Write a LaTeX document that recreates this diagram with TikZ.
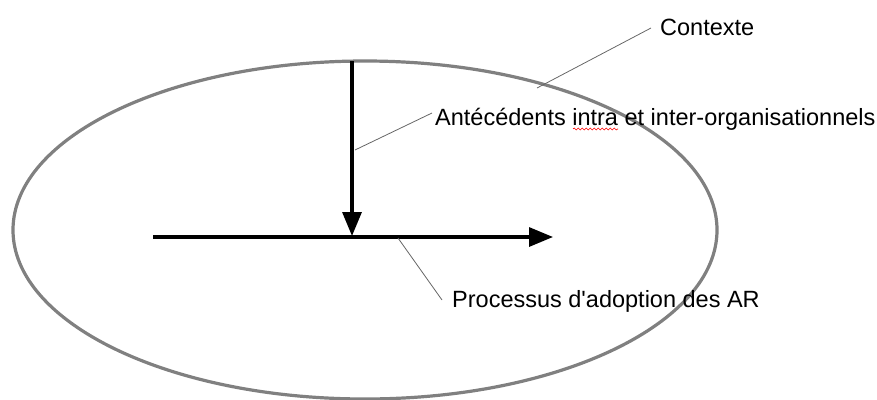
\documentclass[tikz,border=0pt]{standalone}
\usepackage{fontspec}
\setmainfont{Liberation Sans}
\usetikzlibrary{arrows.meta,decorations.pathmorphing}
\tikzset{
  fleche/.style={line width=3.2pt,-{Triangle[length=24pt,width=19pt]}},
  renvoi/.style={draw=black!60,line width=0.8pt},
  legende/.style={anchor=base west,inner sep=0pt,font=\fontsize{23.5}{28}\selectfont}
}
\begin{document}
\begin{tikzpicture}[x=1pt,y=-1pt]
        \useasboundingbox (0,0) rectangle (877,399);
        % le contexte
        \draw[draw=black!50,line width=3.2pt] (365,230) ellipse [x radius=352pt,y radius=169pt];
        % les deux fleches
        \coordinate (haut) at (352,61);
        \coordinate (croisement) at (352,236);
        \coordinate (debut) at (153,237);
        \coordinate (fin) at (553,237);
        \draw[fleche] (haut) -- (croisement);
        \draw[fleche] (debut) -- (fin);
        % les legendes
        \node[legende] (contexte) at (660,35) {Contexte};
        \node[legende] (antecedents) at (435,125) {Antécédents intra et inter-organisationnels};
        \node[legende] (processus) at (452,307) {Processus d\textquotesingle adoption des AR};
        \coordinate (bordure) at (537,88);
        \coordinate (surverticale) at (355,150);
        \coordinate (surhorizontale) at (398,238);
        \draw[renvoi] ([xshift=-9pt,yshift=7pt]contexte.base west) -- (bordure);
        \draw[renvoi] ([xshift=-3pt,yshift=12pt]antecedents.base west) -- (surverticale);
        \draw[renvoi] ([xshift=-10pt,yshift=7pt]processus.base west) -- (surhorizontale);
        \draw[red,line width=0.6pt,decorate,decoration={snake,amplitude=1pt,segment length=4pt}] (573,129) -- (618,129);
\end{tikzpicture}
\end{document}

▶ Requirement:
Set the data above down again exactly as given, with no pictures.

▶ Exercise output:
Write a LaTeX document that recreates this diagram with TikZ.
\documentclass[tikz,border=0pt]{standalone}
\usepackage{fontspec}
\setmainfont{Liberation Sans}
\usetikzlibrary{arrows.meta,decorations.pathmorphing}
\tikzset{
  fleche/.style={line width=3.2pt,-{Triangle[length=24pt,width=19pt]}},
  renvoi/.style={draw=black!60,line width=0.8pt},
  legende/.style={anchor=base west,inner sep=0pt,font=\fontsize{23.5}{28}\selectfont}
}
\begin{document}
\begin{tikzpicture}[x=1pt,y=-1pt]
        \useasboundingbox (0,0) rectangle (877,399);
        % le contexte
        \draw[draw=black!50,line width=3.2pt] (365,230) ellipse [x radius=352pt,y radius=169pt];
        % les deux fleches
        \coordinate (haut) at (352,61);
        \coordinate (croisement) at (352,236);
        \coordinate (debut) at (153,237);
        \coordinate (fin) at (553,237);
        \draw[fleche] (haut) -- (croisement);
        \draw[fleche] (debut) -- (fin);
        % les legendes
        \node[legende] (contexte) at (660,35) {Contexte};
        \node[legende] (antecedents) at (435,125) {Antécédents intra et inter-organisationnels};
        \node[legende] (processus) at (452,307) {Processus d\textquotesingle adoption des AR};
        \coordinate (bordure) at (537,88);
        \coordinate (surverticale) at (355,150);
        \coordinate (surhorizontale) at (398,238);
        \draw[renvoi] ([xshift=-9pt,yshift=7pt]contexte.base west) -- (bordure);
        \draw[renvoi] ([xshift=-3pt,yshift=12pt]antecedents.base west) -- (surverticale);
        \draw[renvoi] ([xshift=-10pt,yshift=7pt]processus.base west) -- (surhorizontale);
        \draw[red,line width=0.6pt,decorate,decoration={snake,amplitude=1pt,segment length=4pt}] (573,129) -- (618,129);
\end{tikzpicture}
\end{document}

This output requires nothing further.